Vorbemerkung: Wenn die Admins der Meinung sind, das eine andere Kategorie besser passen würde, dann bitte gerne dorthin verschieben. Ich hab mir bei der Entscheidung zugegebenermaßen etwas schwer getan.
Zum Autor
Ror (Richard) Wolf (auch unter Pseudonym Raoul Tranchirer), Jahrgang 1932 ist ein deutscher Schriftsteller/Künstler, der sich in seinen Werken, sowohl in Schrift als auch in Bild und wie hier Ton sehr oft einer Art Collagetechnik bedient und so im Laufe der Zeit einen sehr eigenen Stil entwickelt hat.
Kurzbeschreibung
Auf 4 Cds werden die von Wolf in den 70er Jahren vorwiegend für den HR angefertigten Toncollagen zum Thema Fussball Zusammengefasst. Material hierfür sind gesammelte O-Töne aus Radioreportagen, sowie von Fans und gelegentlich auch von Spielern selbst.
meine Meinung
Die hier versammelten Tondokumente erinnern uns an Zeiten zurück, in denen die aktuelle Fussballberichterstattung noch nicht aus Premiere TV-Übertragungen aus X verschiedenen Kameraperspektiven bestand. Vielmehr war der damalige samstagnachmittägliche Höhepunkt noch die ARD Radiokonferenz.

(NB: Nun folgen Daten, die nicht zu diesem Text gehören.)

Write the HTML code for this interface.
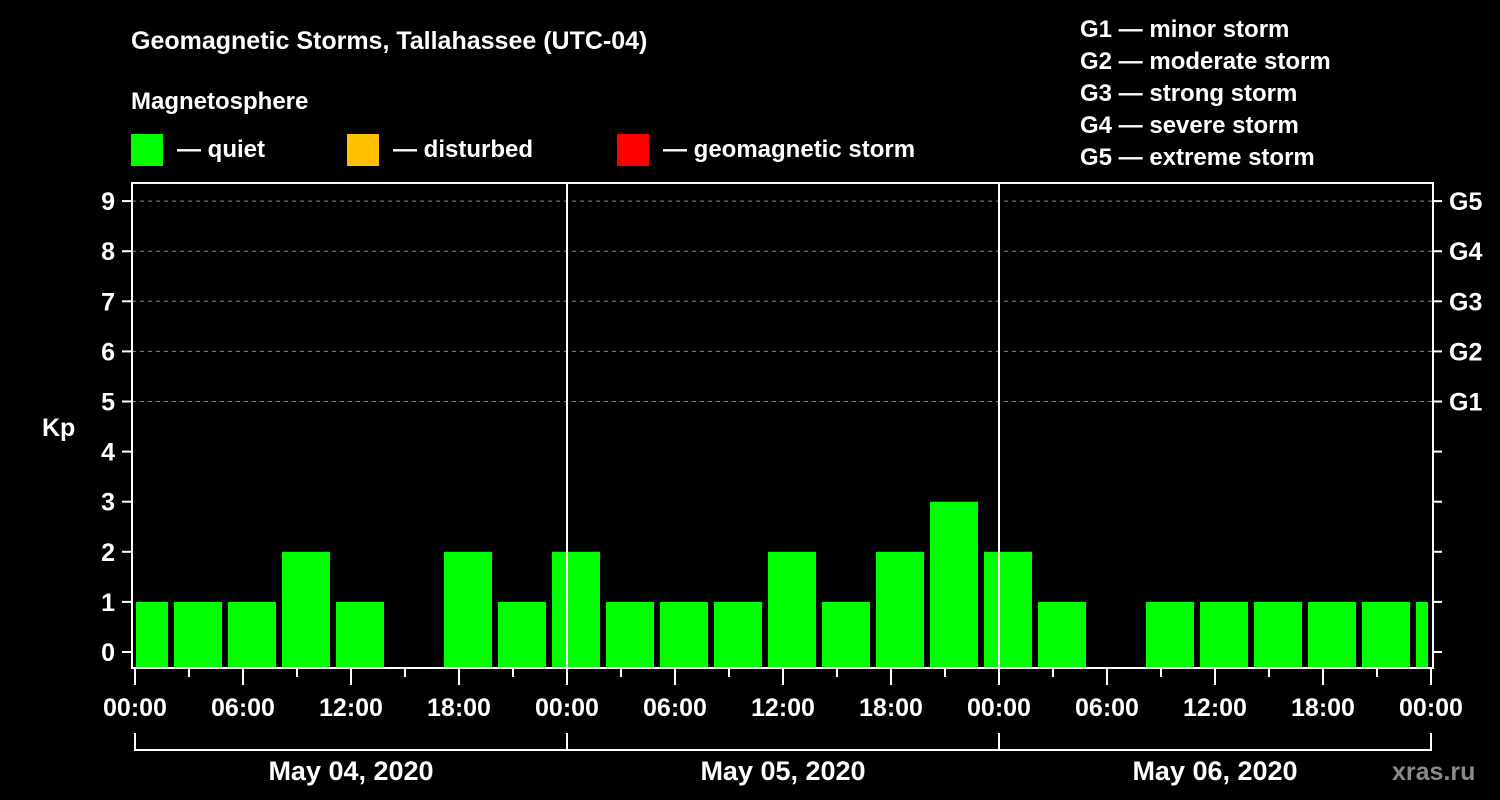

In dieser Epoche hat der Autor mehrere Collagen aus O-Tönen zusammengeschnitten. (dies übrigens noch in mühevoller "Handarbeit", da es sowas wie Computersampling noch nicht gegeben hat).
Fussballhasser mögen sich bestätigt fühlen, wenn etwa mehrere damalige Rundfunkreporter (remember Heribert Fassbender ?) minutenlang über die Trikotfarben der Mannschaften schwadronieren. In dieser Verdichtung entlarvt Wolf die Ausführungen der Journalisten schonungslos als das, was sie eigentlich auch sind: Worthülsen, um das akustische Vakuum zu füllen, wenn auf dem Spielfeld gerade nichts los ist.
Sehr schön auch die O-Töne von Zuschauern, die "Fachkundig" darüber Auskunft geben, das auch damals in den 70ern schon früher alles besser war. So gesehen hat sich der Fussbal seitdem ja nur wenig verändert.
Höhepunkt aus meiner Sicht ist die Collage, die sich ausschliesslich mit dem Länderspiel Deutschland-Österreich bei der WM 78 beschäftigt, den Älteren vielleicht noch als die "Schmach von Cordoba" bekannt. Besonderen Reitz gewinnt das Stück vor allem durch die ständig wechselnde Perspektive der Berichterstattung. Zum einen zwischen den eher nüchtern berichtenden deutschen Reportern und zum anderen den überschwenglichen Lobestiraden des legendären Edi "I werd narrisch" Finger.
Auch wenn ich viele der genannten Spieler nicht mehr selbst erlebt habe, hat mir das Hören trotzdem viel Spass gemacht. Einerseits wegen der ständig vorkommenden unfreiwilligen Komik, aber auch deshalb, weil das Ganze fast nebenbei auch ein schöner nostalgischer Rückblick in die 70er Jahre darstellt.
Aber auch Fussballhasser könnten daran gefallen finden, da sie beim Hören viele Klischees betreffend des Fussballs und der dazugehörigen Medienpräsentation bestätigt finden.
Eine Gratwanderung zwischen Hommage und Entlarvung also, die Wolf aus meiner Sicht in beeindruckender Weise gelungen ist.